> **DATA LINES**
#####

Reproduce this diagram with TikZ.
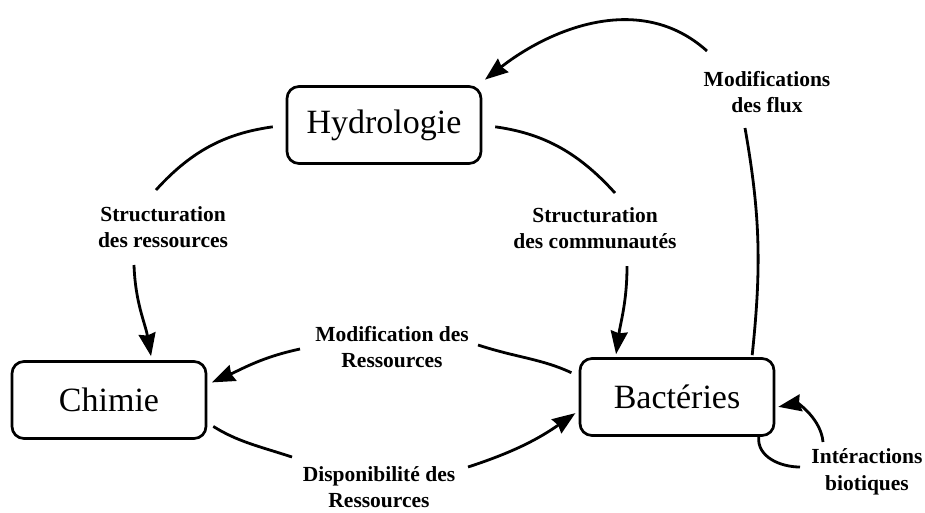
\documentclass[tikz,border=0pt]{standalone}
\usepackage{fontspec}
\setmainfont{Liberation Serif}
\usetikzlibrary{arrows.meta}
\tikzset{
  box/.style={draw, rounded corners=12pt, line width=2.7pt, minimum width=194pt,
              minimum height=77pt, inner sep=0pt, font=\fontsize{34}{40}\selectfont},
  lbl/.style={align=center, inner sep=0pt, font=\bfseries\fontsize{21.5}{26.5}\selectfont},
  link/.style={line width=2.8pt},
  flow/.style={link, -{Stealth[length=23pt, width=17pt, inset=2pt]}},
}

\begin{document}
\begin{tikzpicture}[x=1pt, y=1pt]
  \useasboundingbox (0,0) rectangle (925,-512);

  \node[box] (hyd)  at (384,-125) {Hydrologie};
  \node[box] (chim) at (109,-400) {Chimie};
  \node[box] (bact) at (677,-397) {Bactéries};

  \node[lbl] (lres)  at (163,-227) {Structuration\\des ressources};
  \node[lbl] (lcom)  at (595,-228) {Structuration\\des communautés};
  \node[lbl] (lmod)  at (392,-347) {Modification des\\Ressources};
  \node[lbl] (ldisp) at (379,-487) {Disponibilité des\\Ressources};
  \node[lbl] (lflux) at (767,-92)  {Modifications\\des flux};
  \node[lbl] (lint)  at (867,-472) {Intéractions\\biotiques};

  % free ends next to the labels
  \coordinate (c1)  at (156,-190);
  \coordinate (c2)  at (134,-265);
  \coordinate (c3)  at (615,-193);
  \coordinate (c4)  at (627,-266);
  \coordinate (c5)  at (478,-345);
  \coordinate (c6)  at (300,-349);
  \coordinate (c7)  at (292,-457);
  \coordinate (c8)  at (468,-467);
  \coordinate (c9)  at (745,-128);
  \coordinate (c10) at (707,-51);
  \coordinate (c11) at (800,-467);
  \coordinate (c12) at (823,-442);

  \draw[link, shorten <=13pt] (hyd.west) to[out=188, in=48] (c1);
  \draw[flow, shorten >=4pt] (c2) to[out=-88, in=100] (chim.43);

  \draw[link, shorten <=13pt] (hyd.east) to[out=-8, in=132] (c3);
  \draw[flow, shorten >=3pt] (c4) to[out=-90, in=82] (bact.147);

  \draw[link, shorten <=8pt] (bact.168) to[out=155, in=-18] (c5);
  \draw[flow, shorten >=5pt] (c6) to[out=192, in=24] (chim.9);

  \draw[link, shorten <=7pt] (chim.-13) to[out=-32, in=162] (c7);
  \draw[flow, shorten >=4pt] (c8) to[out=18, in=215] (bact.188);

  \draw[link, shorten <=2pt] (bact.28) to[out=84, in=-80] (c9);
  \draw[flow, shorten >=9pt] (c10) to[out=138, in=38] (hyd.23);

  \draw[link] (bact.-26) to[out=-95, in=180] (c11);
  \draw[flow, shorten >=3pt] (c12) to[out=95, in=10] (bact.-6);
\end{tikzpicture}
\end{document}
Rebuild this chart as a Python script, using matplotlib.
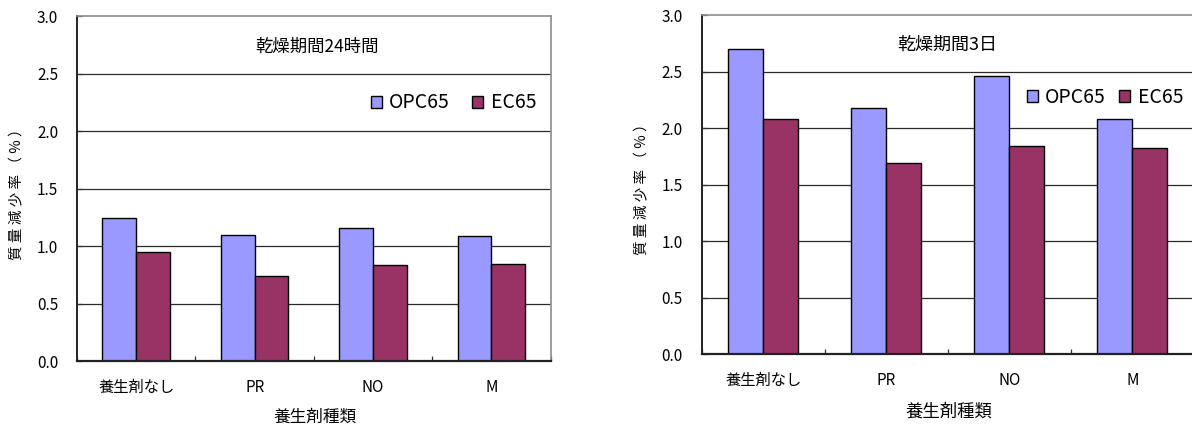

#####

> **TO BE DONE**
Without including any picture, retype the entries exactly.

> **SOLUTION FOR THIS EXERCISE**
Reproduce this diagram with TikZ.
\documentclass[tikz,border=0pt]{standalone}
\usepackage{fontspec}
\setmainfont{Liberation Serif}
\usetikzlibrary{arrows.meta}
\tikzset{
  box/.style={draw, rounded corners=12pt, line width=2.7pt, minimum width=194pt,
              minimum height=77pt, inner sep=0pt, font=\fontsize{34}{40}\selectfont},
  lbl/.style={align=center, inner sep=0pt, font=\bfseries\fontsize{21.5}{26.5}\selectfont},
  link/.style={line width=2.8pt},
  flow/.style={link, -{Stealth[length=23pt, width=17pt, inset=2pt]}},
}

\begin{document}
\begin{tikzpicture}[x=1pt, y=1pt]
  \useasboundingbox (0,0) rectangle (925,-512);

  \node[box] (hyd)  at (384,-125) {Hydrologie};
  \node[box] (chim) at (109,-400) {Chimie};
  \node[box] (bact) at (677,-397) {Bactéries};

  \node[lbl] (lres)  at (163,-227) {Structuration\\des ressources};
  \node[lbl] (lcom)  at (595,-228) {Structuration\\des communautés};
  \node[lbl] (lmod)  at (392,-347) {Modification des\\Ressources};
  \node[lbl] (ldisp) at (379,-487) {Disponibilité des\\Ressources};
  \node[lbl] (lflux) at (767,-92)  {Modifications\\des flux};
  \node[lbl] (lint)  at (867,-472) {Intéractions\\biotiques};

  % free ends next to the labels
  \coordinate (c1)  at (156,-190);
  \coordinate (c2)  at (134,-265);
  \coordinate (c3)  at (615,-193);
  \coordinate (c4)  at (627,-266);
  \coordinate (c5)  at (478,-345);
  \coordinate (c6)  at (300,-349);
  \coordinate (c7)  at (292,-457);
  \coordinate (c8)  at (468,-467);
  \coordinate (c9)  at (745,-128);
  \coordinate (c10) at (707,-51);
  \coordinate (c11) at (800,-467);
  \coordinate (c12) at (823,-442);

  \draw[link, shorten <=13pt] (hyd.west) to[out=188, in=48] (c1);
  \draw[flow, shorten >=4pt] (c2) to[out=-88, in=100] (chim.43);

  \draw[link, shorten <=13pt] (hyd.east) to[out=-8, in=132] (c3);
  \draw[flow, shorten >=3pt] (c4) to[out=-90, in=82] (bact.147);

  \draw[link, shorten <=8pt] (bact.168) to[out=155, in=-18] (c5);
  \draw[flow, shorten >=5pt] (c6) to[out=192, in=24] (chim.9);

  \draw[link, shorten <=7pt] (chim.-13) to[out=-32, in=162] (c7);
  \draw[flow, shorten >=4pt] (c8) to[out=18, in=215] (bact.188);

  \draw[link, shorten <=2pt] (bact.28) to[out=84, in=-80] (c9);
  \draw[flow, shorten >=9pt] (c10) to[out=138, in=38] (hyd.23);

  \draw[link] (bact.-26) to[out=-95, in=180] (c11);
  \draw[flow, shorten >=3pt] (c12) to[out=95, in=10] (bact.-6);
\end{tikzpicture}
\end{document}
Rebuild this chart as a Python script, using matplotlib.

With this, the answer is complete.